I tune mine all myself...its an invaluable skill.


----------



## bagpipe (Sep 19, 2006)

Starbuck said:


> Hey all, Bagpipes thread about setup got me thinking. When DO you take your babies in for a tune up? I regularly clean mine when I change the strings and I try to take very good care of them (as I should).





fretlords said:


> I tune mine all myself...its an invaluable skill.


I'm trying to decide if this is sarcasm or not ?


----------



## fraser (Feb 24, 2007)

bagpipe said:


> I'm trying to decide if this is sarcasm or not ?


yeah lol- imagine that was meant to be interpreted literally- 
then


> its an invaluable skill


 would be the biggest understatement i ever saw on this forum.
the way its stated it hard to tell


----------



## rbbambino (Oct 10, 2007)

Since this thread originally started talking about tuneup. I thought I would just add this little gem from the "other" guitar forum.. It's just a reminder not to over tighten your truss rod. I think this guy tightened his just a tad too much!!








He certainly doesn't have a problem with too much relief!! What do you think?


----------



## Tony Burns (Dec 20, 2007)

IMO I wouldnt do what some of you folks do to your truss rods, their not designed to tweak constantly ( that can give you real problems down the road- like broken truss rods )- Mine are usually only adjusted once or twice and they stay that way - in the 27 years ive owned my Greven its truss rod was only tweaked once . its neck is as straight as an arrow. unless you really know what your doing Id take it easy on them.


----------



## devnulljp (Mar 18, 2008)

rbbambino said:


> Since this thread originally started talking about tuneup. I thought I would just add this little gem from the "other" guitar forum.. It's just a reminder not to over tighten your truss rod. I think this guy tightened his just a tad too much!!
> 
> 
> 
> ...


Is that the Picasso or the Escher signature model?


----------



## Mogwaii (Feb 16, 2007)

devnulljp said:


> Is that the Picasso or the Escher signature model?


I thought the Pikasso was the most rediculous guitar ever until I saw videos of it in action... It was pretty awesome.


----------



## fraser (Feb 24, 2007)

Tony Burns said:


> IMO I wouldnt do what some of you folks do to your truss rods, their not designed to tweak constantly ( that can give you real problems down the road- like broken truss rods )- Mine are usually only adjusted once or twice and they stay that way - in the 27 years ive owned my Greven its truss rod was only tweaked once . its neck is as straight as an arrow. unless you really know what your doing Id take it easy on them.

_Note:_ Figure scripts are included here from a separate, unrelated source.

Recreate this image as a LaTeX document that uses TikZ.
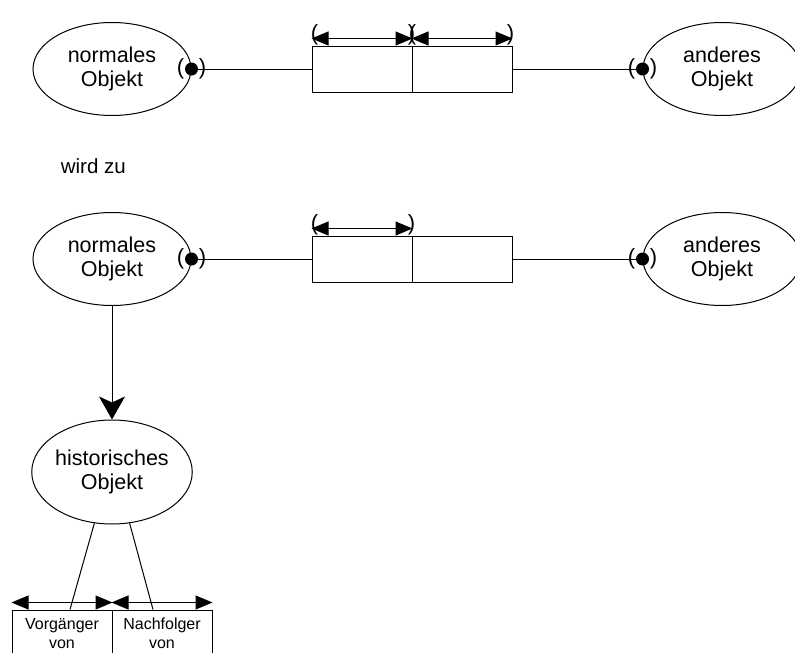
\documentclass[tikz,border=0pt]{standalone}
\usepackage{fontspec}
\setmainfont{Liberation Sans}
\usetikzlibrary{shapes.geometric,arrows.meta}

\tikzset{
  obj/.style={draw, ellipse, minimum width=158pt, minimum height=93pt, inner sep=0pt,
    align=center, font=\fontsize{21.5}{24}\selectfont},
  feld/.style={draw, minimum width=100pt, minimum height=46pt, inner sep=0pt},
  klein/.style={draw, minimum width=100pt, minimum height=47pt, inner sep=0pt,
    align=center, font=\fontsize{16}{19}\selectfont},
  spanne/.style={{Triangle[length=17pt,width=14pt]}-{Triangle[length=17pt,width=14pt]}},
  klammer/.style={font=\fontsize{22}{25}\selectfont, inner sep=0pt},
}

\begin{document}
\begin{tikzpicture}[x=1pt,y=-1pt,line width=1pt]
\useasboundingbox (0,0) rectangle (795,653);

% erste Zeile
\node[obj] (norm) at (112,69) {normales\\Objekt};
\node[obj] (ander) at (722,69) {anderes\\Objekt};
\node[feld] (fa) at (362,69) {};
\node[feld] (fb) at (462,69) {};
\draw (norm.east) -- (fa.west);
\draw (fb.east) -- (ander.west);

% Punkte mit Klammern
\foreach \p in {norm.east, ander.west} {
  \fill (\p) circle (6.5);
  \node[klammer] at ([xshift=-11]\p) {(};
  \node[klammer] at ([xshift=11]\p) {)};
}

% Spannen ueber den Feldern
\draw[spanne] ([yshift=7]fa.north west) -- ([yshift=7]fa.north east);
\draw[spanne] ([yshift=7]fb.north west) -- ([yshift=7]fb.north east);
\node[klammer] at ([xshift=3,yshift=11]fa.north west) {(};
\node[klammer] at ([xshift=-1,yshift=11]fa.north east) {)};
\node[klammer] at ([xshift=1,yshift=11]fb.north west) {(};
\node[klammer] at ([xshift=-2,yshift=11]fb.north east) {)};

\node[anchor=base west, font=\fontsize{20.5}{24}\selectfont] (wird) at (57,173) {wird zu};

% zweite Zeile
\node[obj] (norm2) at (112,259) {normales\\Objekt};
\node[obj] (ander2) at (722,259) {anderes\\Objekt};
\node[feld] (fc) at (362,259) {};
\node[feld] (fd) at (462,259) {};
\draw (norm2.east) -- (fc.west);
\draw (fd.east) -- (ander2.west);

\foreach \p in {norm2.east, ander2.west} {
  \fill (\p) circle (6.5);
  \node[klammer] at ([xshift=-11]\p) {(};
  \node[klammer] at ([xshift=11]\p) {)};
}

\draw[spanne] ([yshift=7]fc.north west) -- ([yshift=7]fc.north east);
\node[klammer] at ([xshift=3,yshift=11]fc.north west) {(};
\node[klammer] at ([xshift=-1,yshift=11]fc.north east) {)};

% historisches Objekt
\node[obj, minimum height=104pt] (hist) at (112,472) {historisches\\Objekt};
\draw[-{Stealth[length=23pt,width=26pt,inset=6pt]}] (norm2.south) -- (hist.north);

\node[klein] (vor) at (62,633.5) {Vorgänger\\von};
\node[klein] (nach) at (162,633.5) {Nachfolger\\von};
\draw[spanne] ([yshift=7]vor.north west) -- ([yshift=7]vor.north east);
\draw[spanne] ([yshift=7]nach.north west) -- ([yshift=7]nach.north east);
\draw (hist.251) -- ([xshift=8]vor.north);
\draw (hist.289) -- ([xshift=-9]nach.north);

\end{tikzpicture}
\end{document}
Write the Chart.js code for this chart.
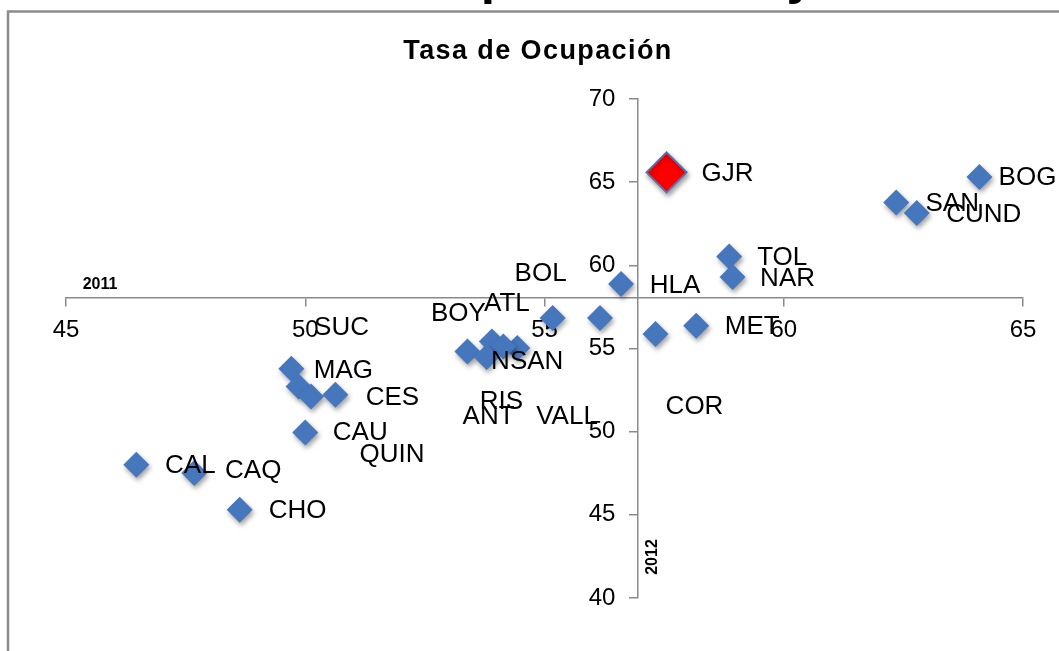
<!DOCTYPE html>
<html>
<head>
<meta charset="utf-8">
<title>Tasa de Ocupación</title>
<script src="https://cdn.jsdelivr.net/npm/chart.js"></script>
<style>
  html, body { margin: 0; padding: 0; background: #fff; }
  #wrap { width: 1059px; height: 651px; }
</style>
</head>
<body>
<div id="wrap"><canvas id="ocupacion" width="1059" height="651"></canvas></div>
<script>
// tasa de ocupacion por departamento: 2011 en x, 2012 en y
const departamentos = ['GJR', 'BOG', 'SAN', 'CUND', 'TOL', 'NAR', 'HLA', 'BOL', 'VALL', 'COR', 'MET', 'ATL',
                       'BOY', 'NSAN', 'RIS', 'ANT', 'MAG', 'SUC', 'QUIN', 'CES', 'CAU', 'CAL', 'CAQ', 'CHO'];
const tasa2011 = [57.55, 64.09, 62.35, 62.78, 58.86, 58.93, 56.60, 55.17, 56.16, 57.32, 58.17, 53.90,
                  53.39, 54.43, 54.14, 53.79, 49.71, 49.86, 50.12, 50.63, 50.00, 46.47, 47.68, 48.63];
const tasa2012 = [65.59, 65.31, 63.78, 63.14, 60.53, 59.30, 58.88, 56.83, 56.83, 55.87, 56.37, 55.42,
                  54.82, 55.03, 55.12, 54.49, 53.78, 52.72, 52.12, 52.22, 49.95, 48.01, 47.51, 45.30];

// los ejes se cruzan en el total nacional
const nacional2011 = 56.94;
const nacional2012 = 58.06;
const destacado = 'GJR';

// donde quedo cada etiqueta respecto a su punto (px)
const etiquetaOffset = [[61, 1], [48, 1], [56, 1], [67, 2], [53, 1], [55, 2], [54, 2], [-12, -44], [-33, 99], [39, 73], [56, 1], [15, -38],
                        [-9, -38], [10, 14], [-2, 55], [2, 60], [52, 2], [43, -59], [81, 58], [57, 3], [55, 0], [54, 1], [59, -2], [58, 1]];

const azul = '#4677bd';
const gris = '#8a8a8a';
const fuente = '"Liberation Sans", Arial, sans-serif';

Chart.defaults.font.family = fuente;
Chart.defaults.color = '#000';

const marco = {
  id: 'marco',
  afterLayout(chart) {
    // con el eje en un valor, chart.js pega los numeros del eje y a la linea
    const items = chart.scales.y.getLabelItems(chart.chartArea);
    items.forEach(it => {
      if (it.options && it.options.translation) it.options.translation[0] -= 22;
    });
  },
  beforeDraw(chart) {
    const ctx = chart.ctx;
    ctx.save();
    ctx.fillStyle = '#fff';
    ctx.fillRect(0, 0, chart.width, chart.height);
    // borde del grafico (cortado a la derecha y abajo)
    ctx.strokeStyle = '#8c8c8c';
    ctx.lineWidth = 2.5;
    ctx.beginPath();
    ctx.moveTo(8, chart.height);
    ctx.lineTo(8, 11.5);
    ctx.lineTo(chart.width, 11.5);
    ctx.stroke();

    // titulo de la diapositiva, solo se alcanzan a ver los trazos de abajo
    const s = 'Tasa de Ocupación 2011 y 2012';
    ctx.font = 'bold 100px ' + fuente;
    const iP = s.indexOf('p');
    const iY = s.indexOf(' y ') + 1;
    const pX = ctx.measureText(s.slice(0, iP)).width + 14;
    const yX = ctx.measureText(s.slice(0, iY)).width + 20;
    const size = 100 * (797 - 488) / (yX - pX);
    ctx.font = 'bold ' + size + 'px ' + fuente;
    ctx.fillStyle = '#000';
    ctx.textBaseline = 'alphabetic';
    ctx.textAlign = 'left';
    ctx.fillText(s, 488 - pX * size / 100, -7);

    // titulo del grafico
    ctx.font = 'bold 27px ' + fuente;
    ctx.letterSpacing = '1.4px';
    ctx.textAlign = 'center';
    ctx.fillText('Tasa de Ocupación', 538, 59);
    ctx.restore();
  }
};

const sombraYEtiquetas = {
  id: 'sombraYEtiquetas',
  beforeDatasetsDraw(chart) {
    const ctx = chart.ctx;
    ctx.save();
    ctx.shadowColor = 'rgba(0,0,0,0.38)';
    ctx.shadowBlur = 5;
    ctx.shadowOffsetX = 1.5;
    ctx.shadowOffsetY = 3;
  },
  afterDatasetsDraw(chart) {
    const ctx = chart.ctx;
    ctx.restore();
    const meta = chart.getDatasetMeta(0);
    ctx.save();
    ctx.font = '26px ' + fuente;
    ctx.fillStyle = '#000';
    ctx.textAlign = 'center';
    ctx.textBaseline = 'middle';
    meta.data.forEach((pt, i) => {
      const off = etiquetaOffset[i];
      ctx.fillText(departamentos[i], pt.x + off[0], pt.y + off[1]);
    });

    // nombres de los ejes
    const xs = chart.scales.x, ys = chart.scales.y;
    const ejeY = ys.getPixelForValue(nacional2012);
    const ejeX = xs.getPixelForValue(nacional2011);
    ctx.font = 'bold 16px ' + fuente;
    ctx.fillText('2011', xs.left + 34, ejeY - 13);
    ctx.translate(ejeX + 15, ys.bottom - 41);
    ctx.rotate(-Math.PI / 2);
    ctx.fillText('2012', 0, 0);
    ctx.restore();
  }
};

new Chart(
  document.getElementById('ocupacion'),
  {
    type: 'scatter',
    data: {
      labels: departamentos,
      datasets: [{
        label: 'Tasa de Ocupación',
        data: tasa2011.map((v, i) => ({ x: v, y: tasa2012[i] })),
        pointStyle: 'rectRot',
        pointRadius: c => departamentos[c.dataIndex] === destacado ? 20 : 13,
        pointBackgroundColor: c => departamentos[c.dataIndex] === destacado ? '#ff0000' : azul,
        pointBorderColor: azul,
        pointBorderWidth: c => departamentos[c.dataIndex] === destacado ? 2 : 0
      }]
    },
    options: {
      responsive: false,
      animation: false,
      layout: { padding: { top: 99, left: 66, right: 36, bottom: 53 } },
      plugins: {
        legend: { display: false },
        tooltip: { enabled: false }
      },
      scales: {
        x: {
          type: 'linear',
          min: 45,
          max: 65,
          position: { y: nacional2012 },
          z: 1,
          grid: { drawOnChartArea: false, drawTicks: true, tickLength: 8, color: gris, lineWidth: 1.5 },
          border: { display: true, color: gris, width: 1.5 },
          ticks: { stepSize: 5, padding: 10, font: { size: 24 } }
        },
        y: {
          type: 'linear',
          min: 40,
          max: 70,
          position: { x: nacional2011 },
          z: 1,
          grid: { drawOnChartArea: false, drawTicks: true, tickLength: 8, color: gris, lineWidth: 1.5 },
          border: { display: true, color: gris, width: 1.5 },
          ticks: { stepSize: 5, padding: 15, font: { size: 24 } }
        }
      }
    },
    plugins: [marco, sombraYEtiquetas]
  }
);
</script>
</body>
</html>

for folks who dont really know what theyre doing, remember that you cant break a truss rod or harm it in any way by loosening it, so long as you dont remove the nut completely and then crossthread it while re-installing it.
damage only happens when tightening.
ive never broken one yet, and i like a straight neck with pretty fat strings. and i like cheap guitars lol. a truss rod is something to respect, and to be very careful with, but its nothing to fear. no special skill or training needed- just restraint


----------